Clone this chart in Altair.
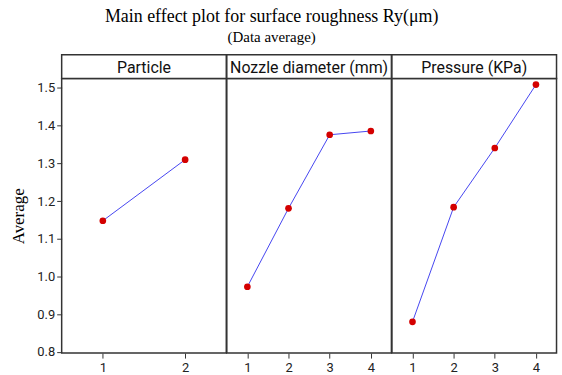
import altair as alt
import pandas as pd

# ---- data ----
particle_levels = [1, 2]
particle_avg = [1.148, 1.310]

nozzle_levels = [1, 2, 3, 4]
nozzle_avg = [0.973, 1.181, 1.376, 1.386]

pressure_levels = [1, 2, 3, 4]
pressure_avg = [0.880, 1.184, 1.341, 1.509]

panel_names = ["Particle", "Nozzle diameter (mm)", "Pressure (KPa)"]
y_ticks = [0.8, 0.9, 1.0, 1.1, 1.2, 1.3, 1.4, 1.5]

W, H, HDR = 165.5, 276, 24
FRAME = "#333333"
NARROW = "Roboto, Liberation Sans, sans-serif"
SERIF = "Liberation Serif, Times New Roman, serif"


def panel(name, xs, ys, show_y):
    df = pd.DataFrame({"level": xs, "avg": ys})
    dom = [0.5, len(xs) + 0.5]
    x = alt.X(
        "level:Q",
        scale=alt.Scale(domain=dom, nice=False, zero=False),
        axis=alt.Axis(values=xs, format="d", title=None, grid=False, domain=False,
                      tickColor=FRAME, tickSize=5, labelFont=NARROW, labelFontSize=13,
                      labelColor="#222", labelPadding=3),
    )
    if show_y:
        yaxis = alt.Axis(values=y_ticks, format=".1f", title="Average", grid=False,
                         domain=False, tickColor=FRAME, tickSize=5, labelFont=NARROW,
                         labelFontSize=13, labelColor="#222", labelPadding=2,
                         titleFont=SERIF, titleFontSize=17, titleFontWeight="normal",
                         titleColor="#000", titlePadding=9)
    else:
        yaxis = None
    y = alt.Y("avg:Q", scale=alt.Scale(domain=[0.797, 1.525], nice=False, zero=False),
              axis=yaxis)
    base = alt.Chart(df)
    line = base.mark_line(color="#4646f0", strokeWidth=1).encode(x=x, y=y)
    pts = base.mark_circle(color="#d40000", size=45, opacity=1).encode(x=x, y=y)
    hdf = pd.DataFrame({"f": [name]})
    hrect = alt.Chart(hdf).mark_rect(fill="white", stroke=FRAME, strokeWidth=1.5, clip=False).encode(
        x=alt.value(0), x2=alt.value(W), y=alt.value(-HDR), y2=alt.value(0))
    htext = alt.Chart(hdf).mark_text(font=NARROW, fontSize=16, color="#111", baseline="middle",
                                     clip=False).encode(
        x=alt.value(W / 2), y=alt.value(-HDR / 2 + 1), text="f:N")
    return alt.layer(hrect, htext, line, pts).properties(width=W, height=H)


chart = alt.hconcat(
    panel(panel_names[0], particle_levels, particle_avg, True),
    panel(panel_names[1], nozzle_levels, nozzle_avg, False),
    panel(panel_names[2], pressure_levels, pressure_avg, False),
    spacing=0,
    bounds="flush",
).properties(
    title=alt.TitleParams(
        text="Main effect plot for surface roughness Ry(μm)",
        subtitle="(Data average)",
        font=SERIF, fontSize=18, fontWeight="normal", color="#000",
        subtitleFont=SERIF, subtitleFontSize=15, subtitleColor="#000",
        anchor="middle", offset=8, subtitlePadding=4, dx=-12,
    ),
    padding={"left": 9, "top": 7, "right": 4, "bottom": 0},
).configure_view(stroke=FRAME, strokeWidth=1.5).configure_concat(spacing=0)

chart.save("out.html", embed_options={"renderer": "svg", "actions": False})
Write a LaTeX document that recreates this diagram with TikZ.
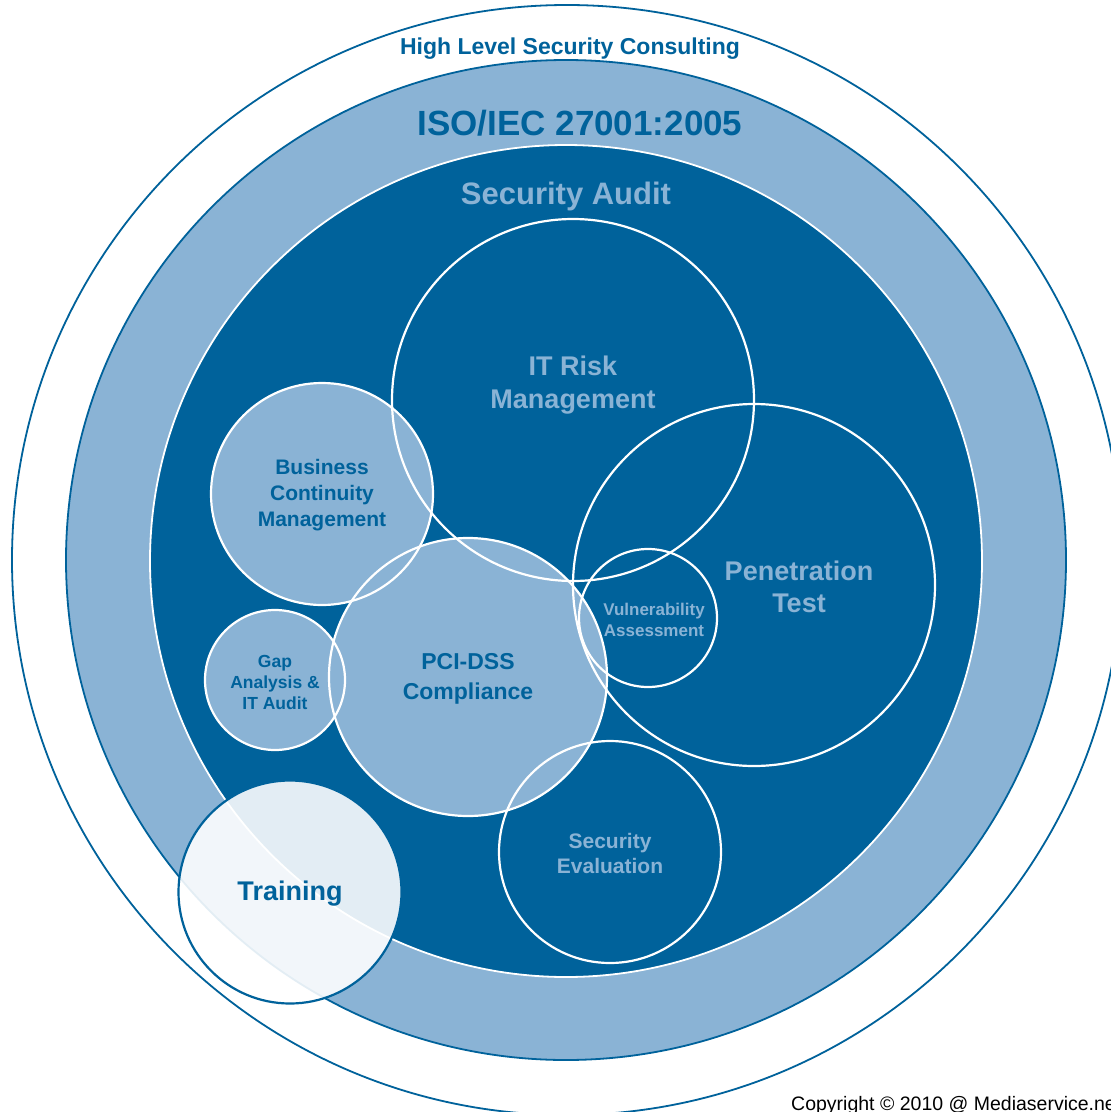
\documentclass[tikz,border=0pt]{standalone}
\usepackage{fontspec}
\setmainfont{Liberation Sans}
\definecolor{dkblue}{RGB}{0,98,155}
\definecolor{ltblue}{RGB}{138,179,213}
\tikzset{
  x=1pt, y=-1pt,
  ring/.style={circle, inner sep=0pt, outer sep=0pt},
  wline/.style={ring, draw=white, line width=2.2pt},
  lbl/.style={align=center, inner sep=0pt, font=\bfseries},
}
\newcommand{\fs}[2]{\fontsize{#1}{#2}\selectfont}
\begin{document}
\begin{tikzpicture}
\useasboundingbox (0,0) rectangle (1111,1112);
\clip (0,0) rectangle (1111,1112);
\fill[white] (0,0) rectangle (1111,1112);
% centres
\coordinate (c0) at (566,560);
\coordinate (cbcm) at (322,494);
\coordinate (cpci) at (468,677);
\coordinate (cgap) at (275,680);
% outer circle
\node[ring, draw=dkblue, line width=1.8pt, minimum size=1110pt] (outer) at (567,560) {};
% ISO ring
\node[ring, fill=ltblue, draw=dkblue, line width=1.8pt, minimum size=1000pt] (iso) at (c0) {};
% security audit disc
\node[ring, fill=dkblue, draw=white, line width=1.8pt, minimum size=832pt] (audit) at (566,561) {};
% light fills
\fill[ltblue] (cbcm) circle (111);
\fill[ltblue] (cpci) circle (139);
\fill[ltblue] (cgap) circle (70);
% white outlined circles
\node[wline, minimum size=362pt] (itrisk) at (573,400) {};
\node[wline, minimum size=362pt] (pentest) at (754,585) {};
\node[wline, minimum size=138pt] (vuln) at (648,618) {};
\node[wline, minimum size=222pt] (bcm) at (cbcm) {};
\node[wline, minimum size=278pt] (pci) at (cpci) {};
\node[wline, minimum size=140pt] (gap) at (cgap) {};
\node[wline, minimum size=222pt] (seceval) at (610,852) {};
% training
\node[ring, fill=white, fill opacity=0.89, draw=dkblue, draw opacity=1, line width=2.2pt, minimum size=223pt] (training) at (290,892) {};
% labels
\node[lbl, text=dkblue, font=\bfseries\fs{23}{28}] (tHL) at (570,49) {High Level Security Consulting};
\node[lbl, text=dkblue, font=\bfseries\fs{35}{40}] (tISO) at (580,123) {ISO/IEC 27001:2005};
\node[lbl, text=ltblue, font=\bfseries\fs{31}{36}] (tSA) at (566,196) {Security Audit};
\node[lbl, text=ltblue, font=\bfseries\fs{27}{33}] (tIT) at (573,385) {IT Risk\\Management};
\node[lbl, text=ltblue, font=\bfseries\fs{27}{32}] (tPT) at (799,587) {Penetration\\Test};
\node[lbl, text=ltblue, font=\bfseries\fs{17}{21}] (tVA) at (654,620) {Vulnerability\\Assessment};
\node[lbl, text=dkblue, font=\bfseries\fs{21}{26}] (tBCM) at (322,495) {Business\\Continuity\\Management};
\node[lbl, text=dkblue, font=\bfseries\fs{23}{30}] (tPCI) at (468,679) {PCI-DSS\\Compliance};
\node[lbl, text=dkblue, font=\bfseries\fs{17.5}{21}] (tGap) at (275,682) {Gap\\Analysis \&\\IT Audit};
\node[lbl, text=ltblue, font=\bfseries\fs{21}{25}] (tSE) at (610,853) {Security\\Evaluation};
\node[lbl, text=dkblue, font=\bfseries\fs{27}{32}] (tTr) at (290,894) {Training};
\node[anchor=base west, inner sep=0pt, font=\fs{19.5}{22}] (tCopy) at (791,1110) {Copyright © 2010 @ Mediaservice.net};
\end{tikzpicture}
\end{document}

━━━━━━━━

_Problem statement:_ Reproduce the records word for word, please, from their first line up to and including the line that contains "Serif, Times New", but no pictures.

_Written solution:_
Clone this chart in Altair.
import altair as alt
import pandas as pd

# ---- data ----
particle_levels = [1, 2]
particle_avg = [1.148, 1.310]

nozzle_levels = [1, 2, 3, 4]
nozzle_avg = [0.973, 1.181, 1.376, 1.386]

pressure_levels = [1, 2, 3, 4]
pressure_avg = [0.880, 1.184, 1.341, 1.509]

panel_names = ["Particle", "Nozzle diameter (mm)", "Pressure (KPa)"]
y_ticks = [0.8, 0.9, 1.0, 1.1, 1.2, 1.3, 1.4, 1.5]

W, H, HDR = 165.5, 276, 24
FRAME = "#333333"
NARROW = "Roboto, Liberation Sans, sans-serif"
SERIF = "Liberation Serif, Times New Roman, serif"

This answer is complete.